Influence of surface plasmon resonance of ag nanoparticles on photoluminescence of ho3+ ions in magnesium-zinc-sulfophosphate glass system

Abstract

Two series of magnesium-zinc-sulfophosphate glasses with the high (Series 1) and low (Series 2) doping levels of Ho3+ under varying Ag nanoparticles (Ag NPs) contents were prepared using the melt-quenching method and characterized. The XRD pattern of the as-quenched samples verified their glassy nature. The TEM image revealed the existence of Ag nanocrystallites of diameter ≈4.93 nm with (422) lattice plane orientation inside the glass matrix. The LSPR absorption band of Ag NPs was probed at 408 nm. Absorption spectra of glasses consisted of twelve significant bands wherein 5I8 → 5G6 transition in Ho3+ disclosed the highest intensity. The optical band gap energies of glasses were increased with the rise in Ag NPs contents. The nephelauxetic ratio of both glass series displayed the ionic character of Ho3+ bond with surrounding ligands.
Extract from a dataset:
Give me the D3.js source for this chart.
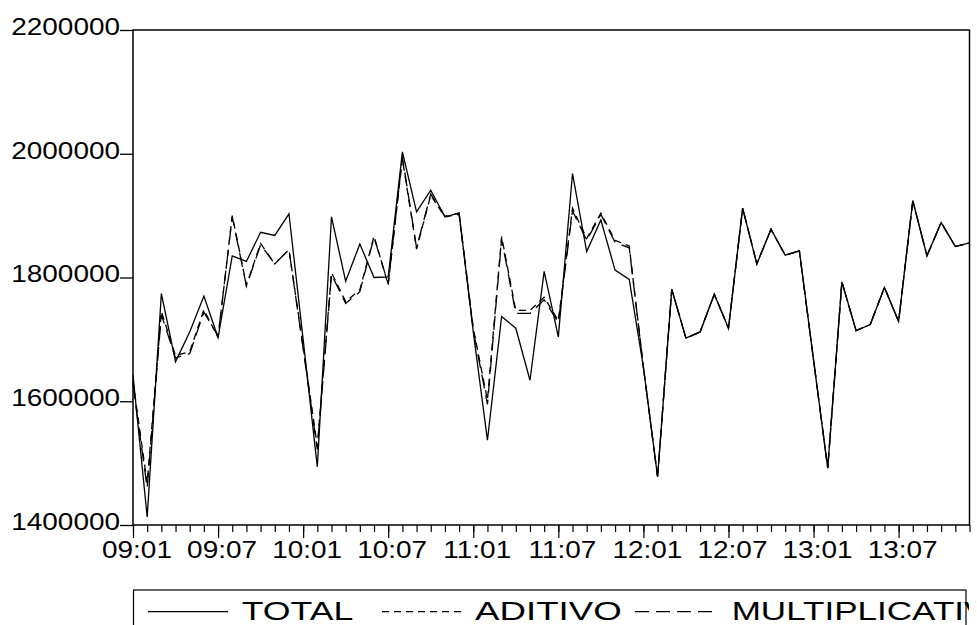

The oscillator strength and intensity parameters (Ω2, Ω4, Ω6) were determined using Judd-Ofelt theory. The photoluminescence emission intensity was appreciably influenced by the Ag NPs concentration changes. Series 2 glass showed the highest emission enhancement factor of 2.04 and 2.15 for the 5F4→ 5I8 (green) and 5F5→ 5I8 (red) transition, respectively. The branching ratio and stimulated emission cross-section of the glasses were estimated from the emission spectra. Intense green and red emission obtained from the proposed glasses may be useful for the development of the efficient solid state laser medium.